## WRITTEN EXERCISE:
Pictures in the data below are not part of the copy; transcribe everything else exactly.
________________________________________
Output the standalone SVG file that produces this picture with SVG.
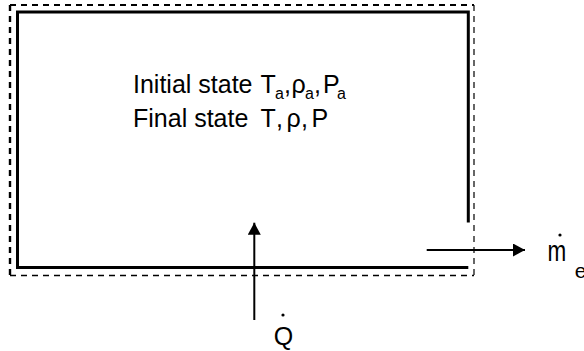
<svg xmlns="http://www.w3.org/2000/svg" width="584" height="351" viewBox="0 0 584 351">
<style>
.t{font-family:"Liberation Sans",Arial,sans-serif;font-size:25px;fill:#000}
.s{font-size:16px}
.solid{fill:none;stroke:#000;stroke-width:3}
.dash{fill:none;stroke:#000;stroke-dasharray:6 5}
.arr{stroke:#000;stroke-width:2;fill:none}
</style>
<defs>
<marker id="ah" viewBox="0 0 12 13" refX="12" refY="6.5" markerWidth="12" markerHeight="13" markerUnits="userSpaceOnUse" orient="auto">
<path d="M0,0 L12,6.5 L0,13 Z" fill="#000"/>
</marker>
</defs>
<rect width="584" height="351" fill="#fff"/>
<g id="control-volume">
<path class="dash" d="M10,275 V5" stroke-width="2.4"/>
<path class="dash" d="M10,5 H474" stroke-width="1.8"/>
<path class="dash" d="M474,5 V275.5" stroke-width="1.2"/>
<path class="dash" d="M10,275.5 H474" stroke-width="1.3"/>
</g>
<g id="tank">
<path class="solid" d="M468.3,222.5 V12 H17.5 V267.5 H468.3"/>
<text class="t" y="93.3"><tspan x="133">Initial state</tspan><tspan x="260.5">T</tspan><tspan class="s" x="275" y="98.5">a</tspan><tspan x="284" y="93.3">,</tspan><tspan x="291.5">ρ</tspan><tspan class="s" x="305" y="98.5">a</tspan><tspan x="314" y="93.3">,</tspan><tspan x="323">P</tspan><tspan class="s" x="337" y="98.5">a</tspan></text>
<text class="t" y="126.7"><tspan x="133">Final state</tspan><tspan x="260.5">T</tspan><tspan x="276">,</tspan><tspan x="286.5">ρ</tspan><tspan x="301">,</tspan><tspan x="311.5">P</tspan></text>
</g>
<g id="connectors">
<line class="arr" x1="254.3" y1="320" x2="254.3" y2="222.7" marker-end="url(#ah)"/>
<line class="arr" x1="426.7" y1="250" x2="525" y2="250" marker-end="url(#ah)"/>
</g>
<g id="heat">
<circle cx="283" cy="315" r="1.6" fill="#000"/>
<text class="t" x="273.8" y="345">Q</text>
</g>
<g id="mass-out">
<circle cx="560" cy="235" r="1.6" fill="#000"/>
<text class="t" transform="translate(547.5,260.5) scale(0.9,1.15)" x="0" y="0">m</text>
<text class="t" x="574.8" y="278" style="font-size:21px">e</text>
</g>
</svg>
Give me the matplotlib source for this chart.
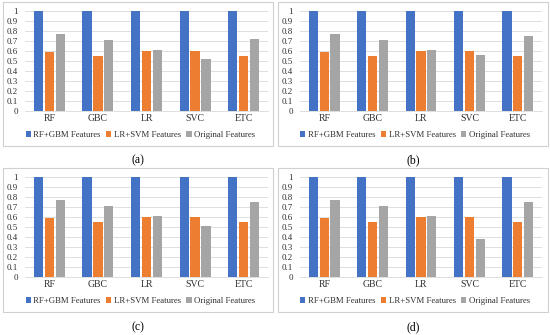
________________________________________
## WRITTEN SOLUTION:
Output the standalone SVG file that produces this picture with SVG.
<svg xmlns="http://www.w3.org/2000/svg" width="584" height="351" viewBox="0 0 584 351">
<style>
.t{font-family:"Liberation Sans",Arial,sans-serif;font-size:25px;fill:#000}
.s{font-size:16px}
.solid{fill:none;stroke:#000;stroke-width:3}
.dash{fill:none;stroke:#000;stroke-dasharray:6 5}
.arr{stroke:#000;stroke-width:2;fill:none}
</style>
<defs>
<marker id="ah" viewBox="0 0 12 13" refX="12" refY="6.5" markerWidth="12" markerHeight="13" markerUnits="userSpaceOnUse" orient="auto">
<path d="M0,0 L12,6.5 L0,13 Z" fill="#000"/>
</marker>
</defs>
<rect width="584" height="351" fill="#fff"/>
<g id="control-volume">
<path class="dash" d="M10,275 V5" stroke-width="2.4"/>
<path class="dash" d="M10,5 H474" stroke-width="1.8"/>
<path class="dash" d="M474,5 V275.5" stroke-width="1.2"/>
<path class="dash" d="M10,275.5 H474" stroke-width="1.3"/>
</g>
<g id="tank">
<path class="solid" d="M468.3,222.5 V12 H17.5 V267.5 H468.3"/>
<text class="t" y="93.3"><tspan x="133">Initial state</tspan><tspan x="260.5">T</tspan><tspan class="s" x="275" y="98.5">a</tspan><tspan x="284" y="93.3">,</tspan><tspan x="291.5">ρ</tspan><tspan class="s" x="305" y="98.5">a</tspan><tspan x="314" y="93.3">,</tspan><tspan x="323">P</tspan><tspan class="s" x="337" y="98.5">a</tspan></text>
<text class="t" y="126.7"><tspan x="133">Final state</tspan><tspan x="260.5">T</tspan><tspan x="276">,</tspan><tspan x="286.5">ρ</tspan><tspan x="301">,</tspan><tspan x="311.5">P</tspan></text>
</g>
<g id="connectors">
<line class="arr" x1="254.3" y1="320" x2="254.3" y2="222.7" marker-end="url(#ah)"/>
<line class="arr" x1="426.7" y1="250" x2="525" y2="250" marker-end="url(#ah)"/>
</g>
<g id="heat">
<circle cx="283" cy="315" r="1.6" fill="#000"/>
<text class="t" x="273.8" y="345">Q</text>
</g>
<g id="mass-out">
<circle cx="560" cy="235" r="1.6" fill="#000"/>
<text class="t" transform="translate(547.5,260.5) scale(0.9,1.15)" x="0" y="0">m</text>
<text class="t" x="574.8" y="278" style="font-size:21px">e</text>
</g>
</svg>
Give me the matplotlib source for this chart.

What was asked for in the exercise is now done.